L’allora ambasciatore italiano a Kampala, Umberto Plaja, un diplomatico intelligente e dinamico, e io unimmo le nostre energie, forti della bella figura che l’Italia aveva appena fatto prevedendo le necessità di sicurezza sul Lago Vittoria. E la sindaca di Milano dell’epoca, Letizia Moratti, reagì subito in maniera rapida e positiva, permettendoci di risolvere un altro dei problemi che la capitale ugandese avrebbe dovuto affrontare durante la riunione del Commonwealth: la circolazione, che nelle metropoli africane è un incubo. Quattro eccellenti ghisa – i mitici vigili milanesi –arrivarono in Uganda accompagnati dal loro comandante, fecero un corso accelerato di gestione manuale del traffico, delle scorte e degli ingorghi ai loro colleghi africani e lasciarono in ricordo un gran numero di palette tricolori, che gli agenti del traffico locali avrebbero brandito fieramente durante le giornate del summit.

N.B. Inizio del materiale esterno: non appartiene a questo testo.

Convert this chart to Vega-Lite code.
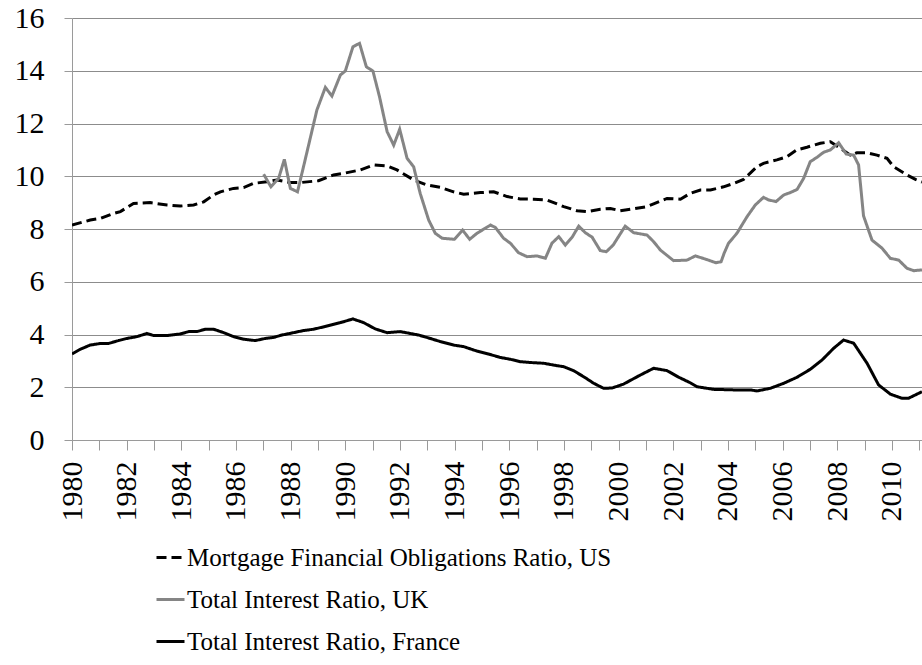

Vivamente colpito dall’iniziativa del capoluogo lombardo, il presidente ugandese Yoweri Museveni chiamò l’ambasciatore Plaja e me e ci consegnò un libro sulle bellezze naturali del suo paese intitolato The Pearl of Africa (l’Uganda viene chiamato così ed è davvero un paese magnifico), non dopo averci scritto una dedica autografa: «Alla città di Milano, con gratitudine». Poi ci pregò di recapitarlo alla sindaca Moratti. Il messaggio era chiaro: Kampala non avrebbe dimenticato. Non lo fece e, anzi, convinse anche i Paesi vicini, su cui aveva molto influenza, a votare per Milano e non per Smirne. Insomma, Expo Milano 2015 deve qualcosa a cinque vigili in gamba e allo spirito di iniziativa di chi li ha inviati a Kampala.

Quanto a me, non avevo fatto nulla di speciale, se non intuire i «bisogni umani e sociali» del mio cliente, lavorare in rete e arrivare prima degli altri.

L’ultimo mio consiglio è quindi quello di tenere sempre la mente pronta e gli occhi aperti. Una delle ragioni che fanno del grande continente di cui parliamo un luogo affascinante e pieno di opportunità è che, per citare Plinio il Vecchio, «ex Africa semper aliquid novi». In Africa c’è sempre qualcosa di nuovo. È proprio così, per chi sa guardare.